» **Aim**:
Don't include pictures. Quote the lines below from the first through the line that contains "import matplotlib.pyplot as plt".
########################################
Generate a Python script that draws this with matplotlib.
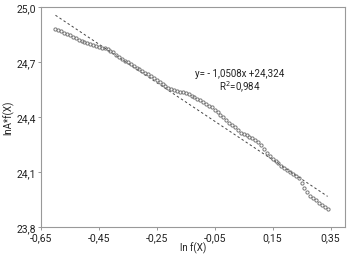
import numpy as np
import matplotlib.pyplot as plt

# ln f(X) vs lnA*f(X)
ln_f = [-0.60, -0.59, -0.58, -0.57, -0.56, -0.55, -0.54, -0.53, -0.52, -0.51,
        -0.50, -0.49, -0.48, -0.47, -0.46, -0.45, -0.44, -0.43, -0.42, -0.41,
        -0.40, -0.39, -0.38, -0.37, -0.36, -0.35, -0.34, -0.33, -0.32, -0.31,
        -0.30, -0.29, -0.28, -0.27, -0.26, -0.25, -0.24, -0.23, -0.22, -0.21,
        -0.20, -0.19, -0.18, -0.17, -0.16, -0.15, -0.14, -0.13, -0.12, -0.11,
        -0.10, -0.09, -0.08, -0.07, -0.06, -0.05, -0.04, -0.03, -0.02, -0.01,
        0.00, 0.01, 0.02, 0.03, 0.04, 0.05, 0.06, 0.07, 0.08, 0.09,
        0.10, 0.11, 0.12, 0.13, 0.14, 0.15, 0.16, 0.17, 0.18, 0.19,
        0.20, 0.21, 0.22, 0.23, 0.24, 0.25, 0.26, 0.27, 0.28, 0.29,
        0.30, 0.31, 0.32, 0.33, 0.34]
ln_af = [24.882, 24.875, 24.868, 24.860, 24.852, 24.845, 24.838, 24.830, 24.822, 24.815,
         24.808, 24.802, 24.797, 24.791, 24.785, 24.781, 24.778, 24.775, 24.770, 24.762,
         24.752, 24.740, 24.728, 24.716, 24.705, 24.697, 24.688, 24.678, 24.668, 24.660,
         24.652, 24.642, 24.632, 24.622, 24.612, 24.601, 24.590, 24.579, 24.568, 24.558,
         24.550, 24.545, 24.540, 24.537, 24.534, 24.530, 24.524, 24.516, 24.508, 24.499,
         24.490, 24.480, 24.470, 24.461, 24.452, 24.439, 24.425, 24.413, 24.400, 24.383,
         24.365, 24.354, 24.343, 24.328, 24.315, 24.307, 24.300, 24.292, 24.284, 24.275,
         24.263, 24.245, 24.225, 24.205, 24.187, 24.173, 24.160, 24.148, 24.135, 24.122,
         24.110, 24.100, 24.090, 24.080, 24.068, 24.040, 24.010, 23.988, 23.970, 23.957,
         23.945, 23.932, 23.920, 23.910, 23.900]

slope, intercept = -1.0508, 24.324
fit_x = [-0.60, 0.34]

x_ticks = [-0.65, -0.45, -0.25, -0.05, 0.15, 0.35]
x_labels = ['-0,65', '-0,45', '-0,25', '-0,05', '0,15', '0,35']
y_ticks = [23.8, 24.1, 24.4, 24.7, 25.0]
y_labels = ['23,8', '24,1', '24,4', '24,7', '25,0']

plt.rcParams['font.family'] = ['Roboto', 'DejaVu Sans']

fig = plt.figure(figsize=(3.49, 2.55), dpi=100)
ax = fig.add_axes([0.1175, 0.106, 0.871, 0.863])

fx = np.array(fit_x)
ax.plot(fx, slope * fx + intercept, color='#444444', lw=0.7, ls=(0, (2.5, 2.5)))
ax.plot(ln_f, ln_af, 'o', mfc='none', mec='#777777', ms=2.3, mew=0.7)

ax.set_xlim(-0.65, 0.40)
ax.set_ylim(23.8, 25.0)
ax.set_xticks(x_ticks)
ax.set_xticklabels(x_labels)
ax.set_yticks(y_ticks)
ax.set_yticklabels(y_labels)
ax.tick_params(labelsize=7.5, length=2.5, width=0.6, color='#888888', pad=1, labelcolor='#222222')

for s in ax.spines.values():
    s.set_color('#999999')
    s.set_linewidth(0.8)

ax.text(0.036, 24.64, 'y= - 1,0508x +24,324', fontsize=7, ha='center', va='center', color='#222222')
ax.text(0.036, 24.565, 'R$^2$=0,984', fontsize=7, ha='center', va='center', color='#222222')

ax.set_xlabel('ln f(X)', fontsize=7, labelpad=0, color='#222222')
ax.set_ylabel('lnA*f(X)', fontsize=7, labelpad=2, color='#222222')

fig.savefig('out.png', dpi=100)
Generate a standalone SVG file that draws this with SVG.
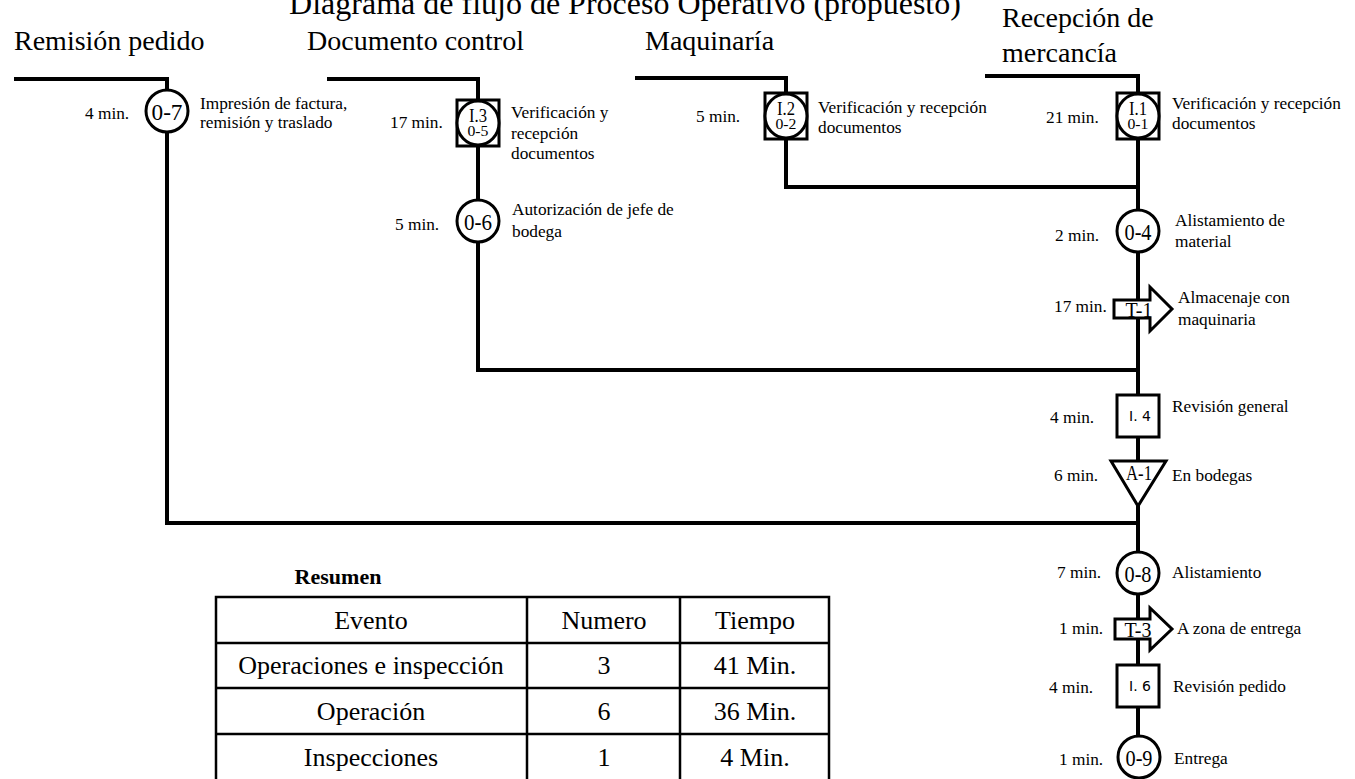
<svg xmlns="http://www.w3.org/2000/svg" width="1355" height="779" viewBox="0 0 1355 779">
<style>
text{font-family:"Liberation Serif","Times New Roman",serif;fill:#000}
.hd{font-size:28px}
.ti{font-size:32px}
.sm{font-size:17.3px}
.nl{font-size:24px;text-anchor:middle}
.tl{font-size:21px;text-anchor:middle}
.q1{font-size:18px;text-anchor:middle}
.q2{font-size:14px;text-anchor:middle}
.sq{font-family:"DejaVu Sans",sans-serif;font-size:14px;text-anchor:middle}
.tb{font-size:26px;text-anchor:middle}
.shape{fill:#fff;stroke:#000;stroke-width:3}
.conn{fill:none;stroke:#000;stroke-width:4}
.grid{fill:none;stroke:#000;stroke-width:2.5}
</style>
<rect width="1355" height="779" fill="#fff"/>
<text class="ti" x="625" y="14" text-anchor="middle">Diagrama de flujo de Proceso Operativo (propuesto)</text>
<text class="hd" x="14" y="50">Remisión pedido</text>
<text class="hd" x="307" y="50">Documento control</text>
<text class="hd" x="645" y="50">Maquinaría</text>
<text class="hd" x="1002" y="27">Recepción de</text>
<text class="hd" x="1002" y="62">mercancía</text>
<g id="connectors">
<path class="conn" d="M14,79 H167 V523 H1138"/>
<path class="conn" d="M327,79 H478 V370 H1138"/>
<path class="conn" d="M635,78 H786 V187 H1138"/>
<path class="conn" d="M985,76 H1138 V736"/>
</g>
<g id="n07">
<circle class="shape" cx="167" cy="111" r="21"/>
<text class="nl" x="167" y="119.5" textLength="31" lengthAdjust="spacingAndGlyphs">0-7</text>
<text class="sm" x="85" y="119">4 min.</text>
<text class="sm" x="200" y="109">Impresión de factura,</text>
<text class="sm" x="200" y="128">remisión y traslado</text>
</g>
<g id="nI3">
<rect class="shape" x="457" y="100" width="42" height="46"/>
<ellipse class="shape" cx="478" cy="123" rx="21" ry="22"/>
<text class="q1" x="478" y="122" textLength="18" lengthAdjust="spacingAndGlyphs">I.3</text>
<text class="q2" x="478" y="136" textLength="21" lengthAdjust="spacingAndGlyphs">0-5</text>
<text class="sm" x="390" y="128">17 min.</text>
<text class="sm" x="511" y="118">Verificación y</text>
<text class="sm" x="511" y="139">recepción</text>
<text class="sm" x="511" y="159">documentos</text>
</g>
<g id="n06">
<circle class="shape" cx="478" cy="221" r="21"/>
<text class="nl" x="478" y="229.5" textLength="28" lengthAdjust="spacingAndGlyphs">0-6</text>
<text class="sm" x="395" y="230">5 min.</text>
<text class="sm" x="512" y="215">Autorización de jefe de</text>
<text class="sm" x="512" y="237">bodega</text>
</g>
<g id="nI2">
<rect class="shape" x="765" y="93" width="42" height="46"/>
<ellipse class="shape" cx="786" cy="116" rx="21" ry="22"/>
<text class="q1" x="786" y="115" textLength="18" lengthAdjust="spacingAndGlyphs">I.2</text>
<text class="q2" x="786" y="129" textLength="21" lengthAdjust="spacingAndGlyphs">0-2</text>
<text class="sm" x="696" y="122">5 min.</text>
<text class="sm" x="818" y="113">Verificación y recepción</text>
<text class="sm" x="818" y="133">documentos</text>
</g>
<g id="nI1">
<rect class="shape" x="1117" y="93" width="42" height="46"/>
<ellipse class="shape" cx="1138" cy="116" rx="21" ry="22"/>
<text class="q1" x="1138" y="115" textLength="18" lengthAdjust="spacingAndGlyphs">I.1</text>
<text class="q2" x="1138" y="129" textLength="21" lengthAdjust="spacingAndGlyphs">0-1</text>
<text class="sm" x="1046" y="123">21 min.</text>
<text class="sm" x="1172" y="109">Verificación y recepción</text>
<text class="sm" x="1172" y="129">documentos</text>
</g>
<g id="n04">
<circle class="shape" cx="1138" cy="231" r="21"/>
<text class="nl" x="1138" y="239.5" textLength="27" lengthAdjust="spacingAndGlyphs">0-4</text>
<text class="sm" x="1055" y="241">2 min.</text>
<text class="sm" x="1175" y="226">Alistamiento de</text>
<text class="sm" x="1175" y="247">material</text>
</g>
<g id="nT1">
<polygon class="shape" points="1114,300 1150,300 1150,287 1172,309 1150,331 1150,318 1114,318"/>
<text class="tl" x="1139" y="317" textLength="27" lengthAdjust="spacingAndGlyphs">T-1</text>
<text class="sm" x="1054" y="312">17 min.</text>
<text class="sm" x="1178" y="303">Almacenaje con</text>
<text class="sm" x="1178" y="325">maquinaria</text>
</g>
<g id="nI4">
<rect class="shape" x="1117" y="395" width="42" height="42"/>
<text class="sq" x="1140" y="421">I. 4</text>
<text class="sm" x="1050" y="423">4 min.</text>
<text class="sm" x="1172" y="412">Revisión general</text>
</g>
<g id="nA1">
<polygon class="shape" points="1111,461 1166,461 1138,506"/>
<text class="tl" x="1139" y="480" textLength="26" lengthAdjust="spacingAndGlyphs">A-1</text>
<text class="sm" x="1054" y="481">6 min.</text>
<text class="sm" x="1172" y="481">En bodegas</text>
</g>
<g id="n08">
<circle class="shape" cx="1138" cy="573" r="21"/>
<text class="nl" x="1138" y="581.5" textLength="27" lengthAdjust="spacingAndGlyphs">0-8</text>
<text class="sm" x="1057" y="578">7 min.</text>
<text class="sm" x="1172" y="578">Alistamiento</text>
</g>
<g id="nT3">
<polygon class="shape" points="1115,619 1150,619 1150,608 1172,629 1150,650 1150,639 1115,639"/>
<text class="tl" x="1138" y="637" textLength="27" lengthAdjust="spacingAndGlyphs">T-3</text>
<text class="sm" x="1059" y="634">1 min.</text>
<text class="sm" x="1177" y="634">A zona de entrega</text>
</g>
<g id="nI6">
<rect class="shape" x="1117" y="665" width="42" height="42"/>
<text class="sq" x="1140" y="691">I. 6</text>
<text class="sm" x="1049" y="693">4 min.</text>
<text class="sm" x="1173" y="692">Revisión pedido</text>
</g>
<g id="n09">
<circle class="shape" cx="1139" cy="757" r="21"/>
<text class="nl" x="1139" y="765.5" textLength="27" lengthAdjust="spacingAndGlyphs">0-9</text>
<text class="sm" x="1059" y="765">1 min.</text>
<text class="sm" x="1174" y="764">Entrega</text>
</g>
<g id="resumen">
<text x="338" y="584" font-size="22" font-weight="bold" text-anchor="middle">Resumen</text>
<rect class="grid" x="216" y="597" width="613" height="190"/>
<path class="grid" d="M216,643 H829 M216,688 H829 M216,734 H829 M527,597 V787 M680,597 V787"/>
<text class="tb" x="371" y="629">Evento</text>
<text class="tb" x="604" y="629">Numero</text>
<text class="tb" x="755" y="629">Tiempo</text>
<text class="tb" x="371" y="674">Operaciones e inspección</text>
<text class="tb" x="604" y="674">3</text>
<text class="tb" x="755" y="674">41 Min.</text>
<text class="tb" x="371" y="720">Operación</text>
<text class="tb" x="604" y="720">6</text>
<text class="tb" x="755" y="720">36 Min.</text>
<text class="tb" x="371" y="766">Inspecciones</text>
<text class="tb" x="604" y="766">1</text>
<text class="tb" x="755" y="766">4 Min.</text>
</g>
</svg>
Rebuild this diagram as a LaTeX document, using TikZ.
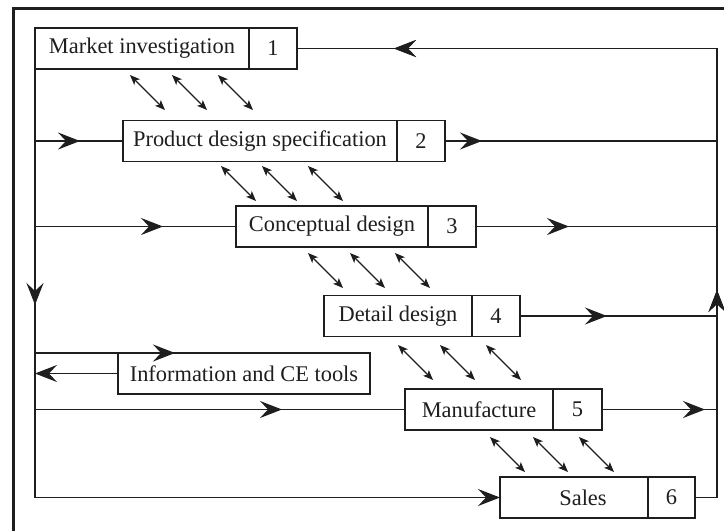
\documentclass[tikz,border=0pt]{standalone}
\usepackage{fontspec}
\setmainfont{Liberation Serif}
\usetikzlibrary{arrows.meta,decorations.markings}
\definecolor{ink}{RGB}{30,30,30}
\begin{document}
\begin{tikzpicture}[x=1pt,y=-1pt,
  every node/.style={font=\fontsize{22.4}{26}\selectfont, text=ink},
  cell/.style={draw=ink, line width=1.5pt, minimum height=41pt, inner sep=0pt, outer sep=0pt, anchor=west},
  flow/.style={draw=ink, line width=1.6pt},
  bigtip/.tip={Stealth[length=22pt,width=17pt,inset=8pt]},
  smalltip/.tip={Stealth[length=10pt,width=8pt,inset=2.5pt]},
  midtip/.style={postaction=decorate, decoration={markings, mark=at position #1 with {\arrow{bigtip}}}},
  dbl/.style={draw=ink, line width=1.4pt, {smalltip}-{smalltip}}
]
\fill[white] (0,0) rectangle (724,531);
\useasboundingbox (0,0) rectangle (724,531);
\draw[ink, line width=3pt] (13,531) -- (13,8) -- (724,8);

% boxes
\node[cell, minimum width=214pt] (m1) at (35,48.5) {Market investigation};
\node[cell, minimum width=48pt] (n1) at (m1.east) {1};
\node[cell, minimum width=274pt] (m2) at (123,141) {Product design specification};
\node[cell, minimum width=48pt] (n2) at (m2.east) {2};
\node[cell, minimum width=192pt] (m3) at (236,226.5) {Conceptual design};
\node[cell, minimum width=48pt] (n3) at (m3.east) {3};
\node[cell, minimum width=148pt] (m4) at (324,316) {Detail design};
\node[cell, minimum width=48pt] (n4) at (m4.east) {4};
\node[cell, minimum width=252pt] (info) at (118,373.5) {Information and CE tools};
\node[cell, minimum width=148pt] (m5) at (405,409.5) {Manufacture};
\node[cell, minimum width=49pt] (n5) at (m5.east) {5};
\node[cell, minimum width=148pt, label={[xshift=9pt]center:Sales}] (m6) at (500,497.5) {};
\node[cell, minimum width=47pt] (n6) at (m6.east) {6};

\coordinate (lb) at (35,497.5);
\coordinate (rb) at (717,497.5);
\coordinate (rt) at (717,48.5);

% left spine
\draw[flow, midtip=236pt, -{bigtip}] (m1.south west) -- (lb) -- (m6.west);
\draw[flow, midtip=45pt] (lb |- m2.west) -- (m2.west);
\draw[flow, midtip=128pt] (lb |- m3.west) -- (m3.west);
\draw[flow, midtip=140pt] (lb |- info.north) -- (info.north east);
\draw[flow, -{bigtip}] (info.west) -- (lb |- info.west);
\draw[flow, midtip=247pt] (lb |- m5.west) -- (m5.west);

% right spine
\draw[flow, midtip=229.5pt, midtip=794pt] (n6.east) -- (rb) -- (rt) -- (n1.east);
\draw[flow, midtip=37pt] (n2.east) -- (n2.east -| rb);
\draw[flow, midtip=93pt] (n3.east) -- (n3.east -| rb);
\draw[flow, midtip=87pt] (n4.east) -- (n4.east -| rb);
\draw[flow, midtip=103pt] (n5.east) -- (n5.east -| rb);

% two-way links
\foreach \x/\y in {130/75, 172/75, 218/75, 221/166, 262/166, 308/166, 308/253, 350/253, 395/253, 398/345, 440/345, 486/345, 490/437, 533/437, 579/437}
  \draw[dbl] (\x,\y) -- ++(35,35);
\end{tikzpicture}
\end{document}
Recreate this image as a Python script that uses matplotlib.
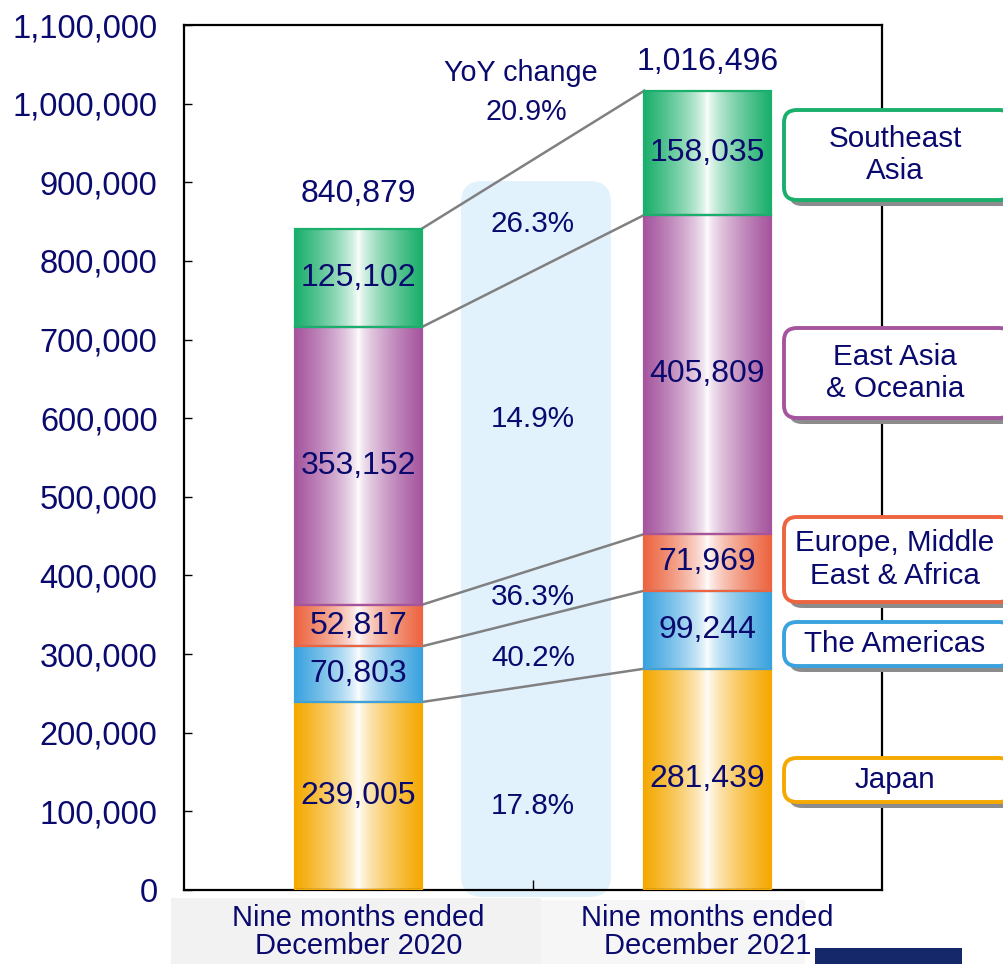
########################################
» **Reply to the task**:
Generate a Python script that draws this with matplotlib.
import numpy as np
import matplotlib.pyplot as plt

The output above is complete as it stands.